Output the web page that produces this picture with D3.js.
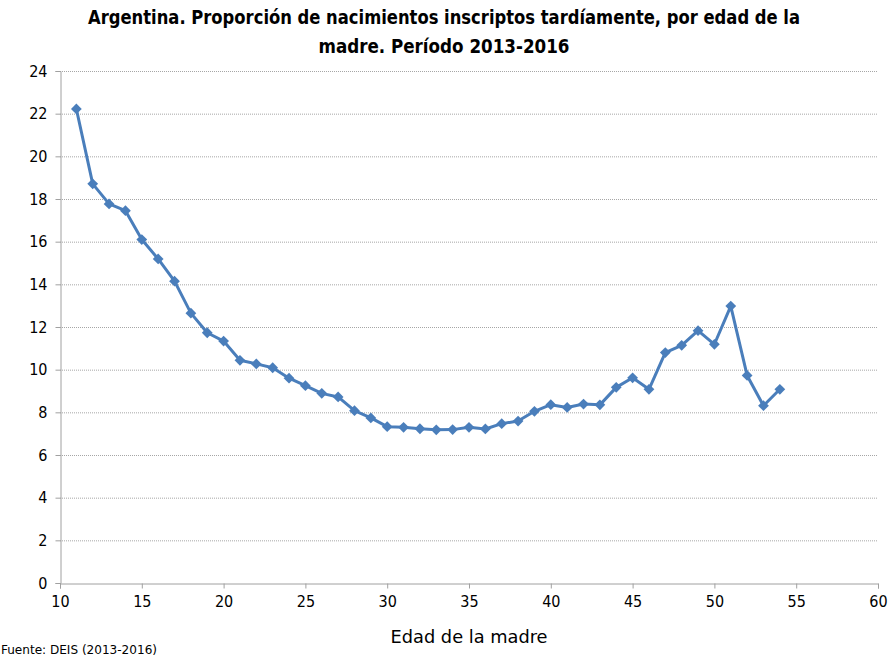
<!DOCTYPE html>
<html><head><meta charset="utf-8">
<script src="https://cdn.jsdelivr.net/npm/d3@7"></script>
<style>body{margin:0;background:#fff}svg{display:block}</style>
</head><body>
<script>
const ages = [11,12,13,14,15,16,17,18,19,20,21,22,23,24,25,26,27,28,29,30,31,32,33,34,35,36,37,38,39,40,41,42,43,44,45,46,47,48,49,50,51,52,53,54];
const values = [22.22,18.71,17.77,17.45,16.1,15.19,14.15,12.65,11.73,11.34,10.44,10.27,10.09,9.6,9.25,8.89,8.72,8.08,7.74,7.33,7.3,7.23,7.18,7.19,7.3,7.22,7.47,7.59,8.05,8.36,8.23,8.39,8.35,9.17,9.62,9.08,10.8,11.14,11.83,11.19,12.98,9.73,8.31,9.08];
const xTicks = [10,15,20,25,30,35,40,45,50,55,60];
const yTicks = [0,2,4,6,8,10,12,14,16,18,20,22,24];
const titleLines = ["Argentina. Proporción de nacimientos inscriptos tardíamente, por edad de la","madre. Período 2013-2016"];
const xTitle = "Edad de la madre";
const source = "Fuente: DEIS (2013-2016)";

const W=888,H=658;
const font = "'DejaVu Sans Condensed','Liberation Sans Narrow','Open Sans',sans-serif";
const svg = d3.select("body").append("svg").attr("width",W).attr("height",H);
const x = d3.scaleLinear().domain([10,60]).range([60,878]);
const y = d3.scaleLinear().domain([0,24]).range([583,71]);

// grid
svg.append("g").selectAll("line").data(yTicks.filter(d=>d>0)).join("line")
  .attr("x1",60).attr("x2",878).attr("y1",d=>y(d)+0.5).attr("y2",d=>y(d)+0.5)
  .attr("stroke","#a6a6a6").attr("stroke-width",1).attr("stroke-dasharray","1,1");

// axes
const yAxis = svg.append("g").attr("transform","translate(60.5,0)")
  .call(d3.axisLeft(y).tickValues(yTicks).tickSize(5).tickPadding(8).tickFormat(d3.format("d")));
const xAxis = svg.append("g").attr("transform","translate(0,583.5)")
  .call(d3.axisBottom(x).tickValues(xTicks).tickSize(5).tickPadding(7).tickFormat(d3.format("d")));
[yAxis,xAxis].forEach(a=>{
  a.select(".domain").attr("stroke","#a0a0a0");
  a.selectAll(".tick line").attr("stroke","#a0a0a0");
  a.selectAll("text").attr("font-family",font).attr("font-size",16).attr("fill","#000");
});

// line
const color="#4a7ebb";
const pts = ages.map((a,i)=>[a,values[i]]);
svg.append("path").datum(pts)
  .attr("fill","none").attr("stroke",color).attr("stroke-width",3).attr("stroke-linejoin","round")
  .attr("d",d3.line().x(d=>x(d[0])).y(d=>y(d[1])));
svg.append("g").selectAll("path").data(pts).join("path")
  .attr("d",d3.symbol(d3.symbolSquare,58))
  .attr("transform",d=>`translate(${x(d[0])},${y(d[1])}) rotate(45)`)
  .attr("fill",color);

// title
const tl = [712,251];
svg.append("g").selectAll("text").data(titleLines).join("text")
  .attr("x",444).attr("y",(d,i)=>24+i*29).attr("text-anchor","middle")
  .attr("font-family",font).attr("font-weight","bold").attr("font-size",19).attr("fill","#000")
  .attr("textLength",(d,i)=>tl[i]).attr("lengthAdjust","spacingAndGlyphs")
  .text(d=>d);
svg.append("text").attr("x",469).attr("y",643).attr("text-anchor","middle")
  .attr("font-family",font).attr("font-size",18).attr("textLength",157).attr("lengthAdjust","spacingAndGlyphs").text(xTitle);
svg.append("text").attr("x",1).attr("y",654)
  .attr("font-family",font).attr("font-size",13).attr("textLength",156).attr("lengthAdjust","spacingAndGlyphs").text(source);
</script>
</body></html>
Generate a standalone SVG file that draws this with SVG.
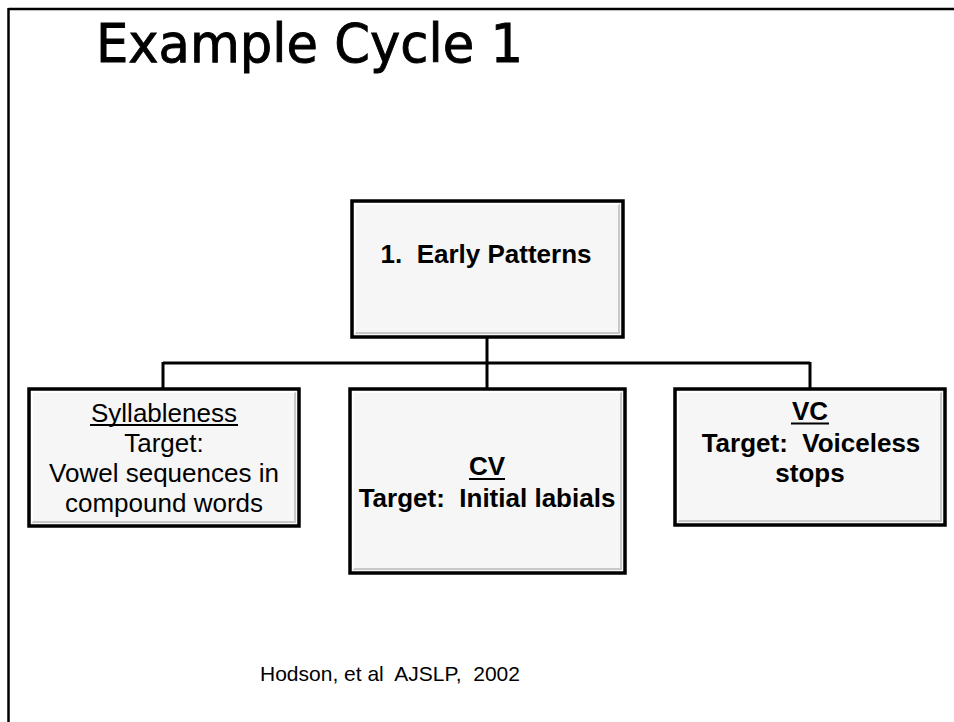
<svg xmlns="http://www.w3.org/2000/svg" width="954" height="722" viewBox="0 0 954 722">
<style>
.box{fill:#f6f6f6;stroke:#000;stroke-width:3.5}
.bev{fill:none;stroke:#c8c8c8;stroke-width:2}
.hl{fill:none;stroke:#ffffff;stroke-width:2}
.t{font-family:"Liberation Sans",Arial,sans-serif;font-size:26px;fill:#000;text-anchor:middle}
.b{font-weight:bold}
.conn{stroke:#000;stroke-width:3;fill:none}
</style>
<rect width="954" height="722" fill="#fff"/>
<g id="frame">
<line x1="8.5" y1="9" x2="954" y2="9" stroke="#000" stroke-width="2.5"/>
<line x1="8.5" y1="8" x2="8.5" y2="722" stroke="#000" stroke-width="2.5"/>
</g>
<text id="title" x="96" y="62" font-family="DejaVu Sans, sans-serif" font-size="53" textLength="427" lengthAdjust="spacingAndGlyphs" fill="#000" stroke="#000" stroke-width="0.9">Example Cycle 1</text>
<g id="connectors">
<line class="conn" x1="487" y1="338" x2="487" y2="390"/>
<line class="conn" x1="163" y1="363" x2="810" y2="363"/>
<line class="conn" x1="163" y1="362" x2="163" y2="390"/>
<line class="conn" x1="810" y1="362" x2="810" y2="390"/>
</g>
<g id="node-top">
<rect class="box" x="352" y="201" width="271" height="136"/>
<polyline class="bev" points="355,333 619,333 619,204"/>
<polyline class="hl" points="355,333 355,204 619,204"/>
<text class="t b" x="486" y="263" xml:space="preserve">1.  Early Patterns</text>
</g>
<g id="node-syllableness">
<rect class="box" x="29" y="389" width="270" height="137"/>
<polyline class="bev" points="32,522 295,522 295,392"/>
<polyline class="hl" points="32,522 32,392 295,392"/>
<text class="t" x="164" y="422">Syllableness</text>
<line x1="90" y1="425" x2="238" y2="425" stroke="#000" stroke-width="1.8"/>
<text class="t" x="164" y="452">Target:</text>
<text class="t" x="164" y="482">Vowel sequences in</text>
<text class="t" x="164" y="512">compound words</text>
</g>
<g id="node-cv">
<rect class="box" x="350" y="389" width="275" height="184"/>
<polyline class="bev" points="353,569 621,569 621,392"/>
<polyline class="hl" points="353,569 353,392 621,392"/>
<text class="t b" x="487" y="475">CV</text>
<line x1="469" y1="479" x2="505" y2="479" stroke="#000" stroke-width="2.2"/>
<text class="t b" x="487" y="507" xml:space="preserve">Target:  Initial labials</text>
</g>
<g id="node-vc">
<rect class="box" x="675" y="389" width="270" height="136"/>
<polyline class="bev" points="678,521 941,521 941,392"/>
<polyline class="hl" points="678,521 678,392 941,392"/>
<text class="t b" x="810" y="420">VC</text>
<line x1="791" y1="423.5" x2="829" y2="423.5" stroke="#000" stroke-width="2.2"/>
<text class="t b" x="811" y="452" xml:space="preserve">Target:  Voiceless</text>
<text class="t b" x="810" y="482">stops</text>
</g>
<text id="citation" x="260" y="681" font-family="Liberation Sans, Arial, sans-serif" font-size="21" fill="#000" xml:space="preserve">Hodson, et al  AJSLP,  2002</text>
</svg>
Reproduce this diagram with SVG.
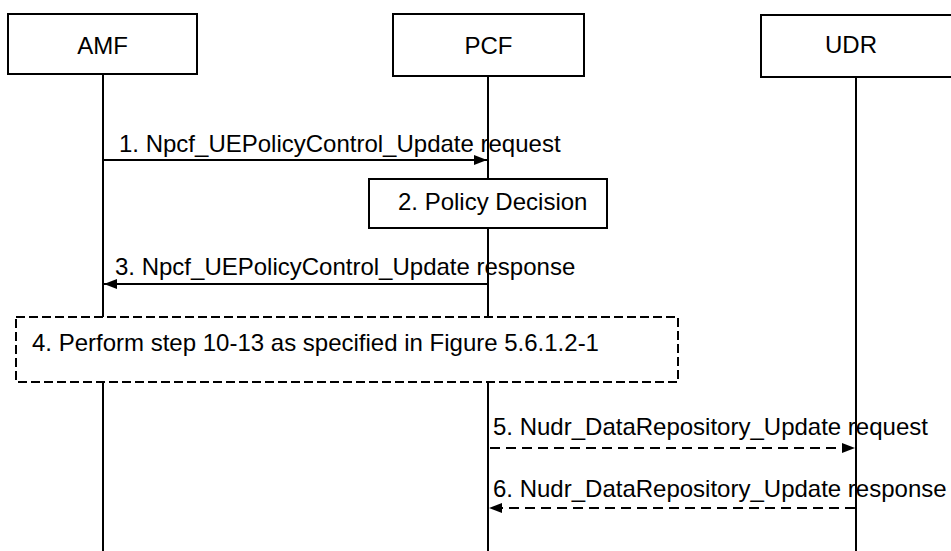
<svg xmlns="http://www.w3.org/2000/svg" width="951" height="551" viewBox="0 0 951 551">
<style>
.box{fill:#fff;stroke:#000;stroke-width:2}
.life{stroke:#000;stroke-width:2;fill:none}
.msg{stroke:#000;stroke-width:2;fill:none}
.dash{stroke-dasharray:10 6}
.dbox{fill:#fff;stroke:#000;stroke-width:2;stroke-dasharray:9 4}
.t{font-family:"Liberation Sans",Arial,sans-serif;font-size:24px;fill:#000}
.c{text-anchor:middle}
</style>
<defs>
<marker id="ah" markerUnits="userSpaceOnUse" markerWidth="14" markerHeight="10" refX="13" refY="5" orient="auto">
<path d="M0,0 L13,5 L0,10 Z" fill="#000"/>
</marker>
</defs>
<g id="lifelines">
<line class="life" x1="103" y1="74" x2="103" y2="551"/>
<line class="life" x1="488" y1="76" x2="488" y2="551"/>
<line class="life" x1="856" y1="77" x2="856" y2="551"/>
</g>
<g id="AMF">
<rect class="box" x="8" y="14" width="189" height="60"/>
<text class="t c" x="102.5" y="54">AMF</text>
</g>
<g id="PCF">
<rect class="box" x="393" y="14" width="191" height="62"/>
<text class="t c" x="488.5" y="54">PCF</text>
</g>
<g id="UDR">
<rect class="box" x="761" y="15" width="192" height="62"/>
<text class="t c" x="851" y="53">UDR</text>
</g>
<g id="step2">
<rect class="box" x="369" y="179" width="238" height="49"/>
<text class="t" x="398" y="210">2. Policy Decision</text>
</g>
<g id="step4">
<rect class="dbox" x="16" y="317" width="662" height="65"/>
<text class="t" x="32" y="351">4. Perform step 10-13 as specified in Figure 5.6.1.2-1</text>
</g>
<g id="connectors">
<line class="msg" x1="104" y1="160" x2="487" y2="160" marker-end="url(#ah)"/>
<line class="msg" x1="487" y1="284" x2="104" y2="284" marker-end="url(#ah)"/>
<line class="msg dash" x1="490" y1="448" x2="855" y2="448" marker-end="url(#ah)"/>
<line class="msg dash" x1="855" y1="508" x2="489" y2="508" marker-end="url(#ah)"/>
</g>
<g id="labels">
<text class="t" x="119" y="152">1. Npcf_UEPolicyControl_Update request</text>
<text class="t" x="115" y="275">3. Npcf_UEPolicyControl_Update response</text>
<text class="t" x="493" y="435">5. Nudr_DataRepository_Update request</text>
<text class="t" x="493" y="497">6. Nudr_DataRepository_Update response</text>
</g>
</svg>
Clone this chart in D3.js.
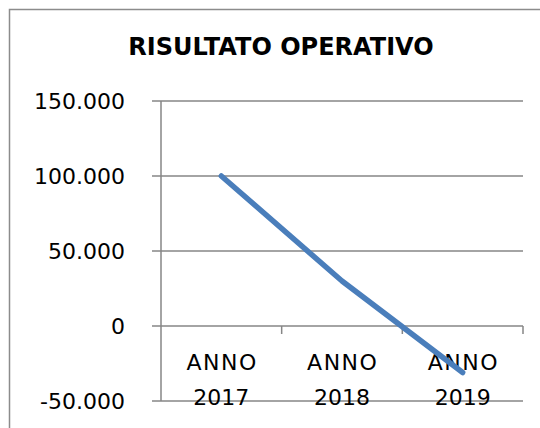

= = = =

PROBLEM REQUIREMENTS: Of the lines in the data, how many contain the word "with"? Provide the number and nothing further.

IN RESPONSE: 3